(adam štěch) Eat chocolate. It is healthy and improves your imagination and concentration. Some types of chocolate might even mediate unexpected encounters and new experiences, as in the cases of Tokyo Nendo, Italian Jjuice, or the Belgian designer Christiane Hoegner. Honestly, when was the last time you ate works of art?
The designers from Nendo have turned the concept of chocolate upside down. They mystify us. The Nendo studio, which is spoken about more and more these days, designed chocolate pencils for Tokyo confectioner Tsujiguchi Hironobu, who owns several successful delicatessen shops in the Japanese capital, including Mont St. Claire and Le Chocolat de H. Although the pencils are made from both classic milk and dark chocolate, there are also other variations.
About their project, the Nendo designers stated that “We wanted to bring the beauty of meals and eating closer to art. Why couldn’t serving meals be similar to the experience of laying color on canvas?”
The chocolate pencils were, in fact, designed as a set and accompanied by an elegant porcelain tray and a pencil sharpener.

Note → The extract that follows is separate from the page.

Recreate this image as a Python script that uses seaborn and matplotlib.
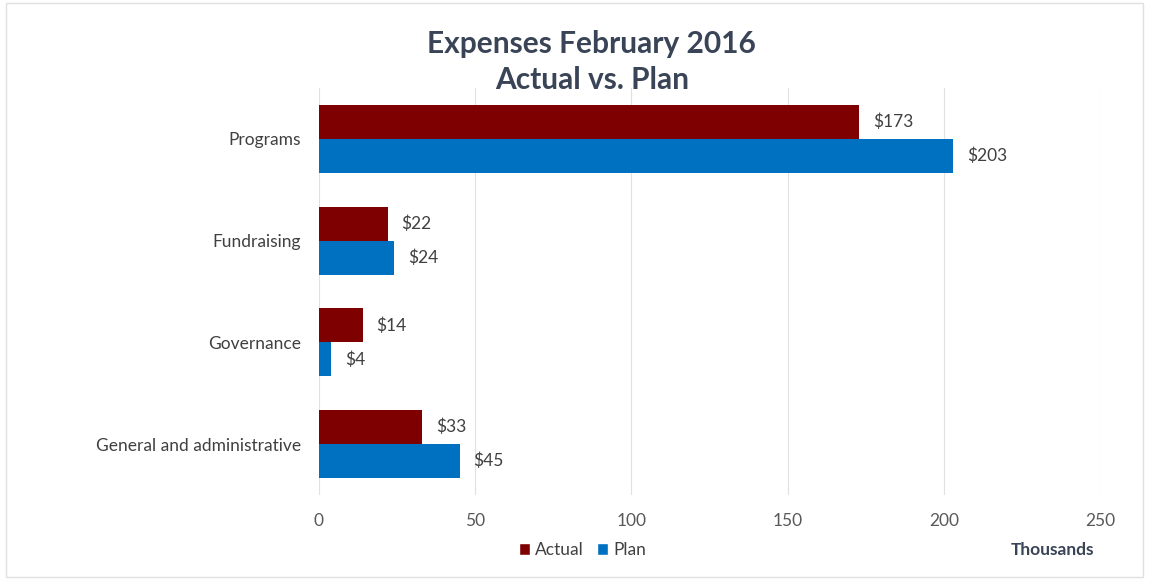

The sharpener is the main trick of the whole concept, allowing you to decorate your favorite dessert yourself by sharpening the chocolate pencil. In this way, a beautiful and highly original ornamentation will be created and will look like real shavings from a wooden pencil. The chocolate shavings become a real treat and a visual delicacy.
Another interesting example represents the cooperation of the Italian Jjuice Studio with the traditional chocolate manufacturer Pasticceria Gertosio from Turin. Last year, they introduced their collection of untraditional chocolate bars entitled Lagrange34. In their hands, circular or square grids similar to architecture were formed into cocoa delicacies. It was not an accident that the first machine that could process chocolate into various forms was invented in Turin in the 18th century by Mr. Doret. Where else should contemporary designers experiment with chocolate forms if not in Turin?
“We wanted to transform something very ordinary into an extraordinary experience in everyday life,” say the authors about their intention. As a result, the collection is a tribute to Turin – the traditional chocolate producer. At the same time, it experiments with the potential that chocolate offers in the field of design and its new techniques. The whole series culminates with a chocolate relief map of Turin.
The Belgian designer Christiane Hoegner uses chocolate for relief mapping of different landscapes. At first sight, her bar of chocolate, named Made in Switzerland, looks like an irregular and rough pancake. However, the enclosed plan reveals that it is a plastic map of the Alps. You can choose which Alpine peak to eat first.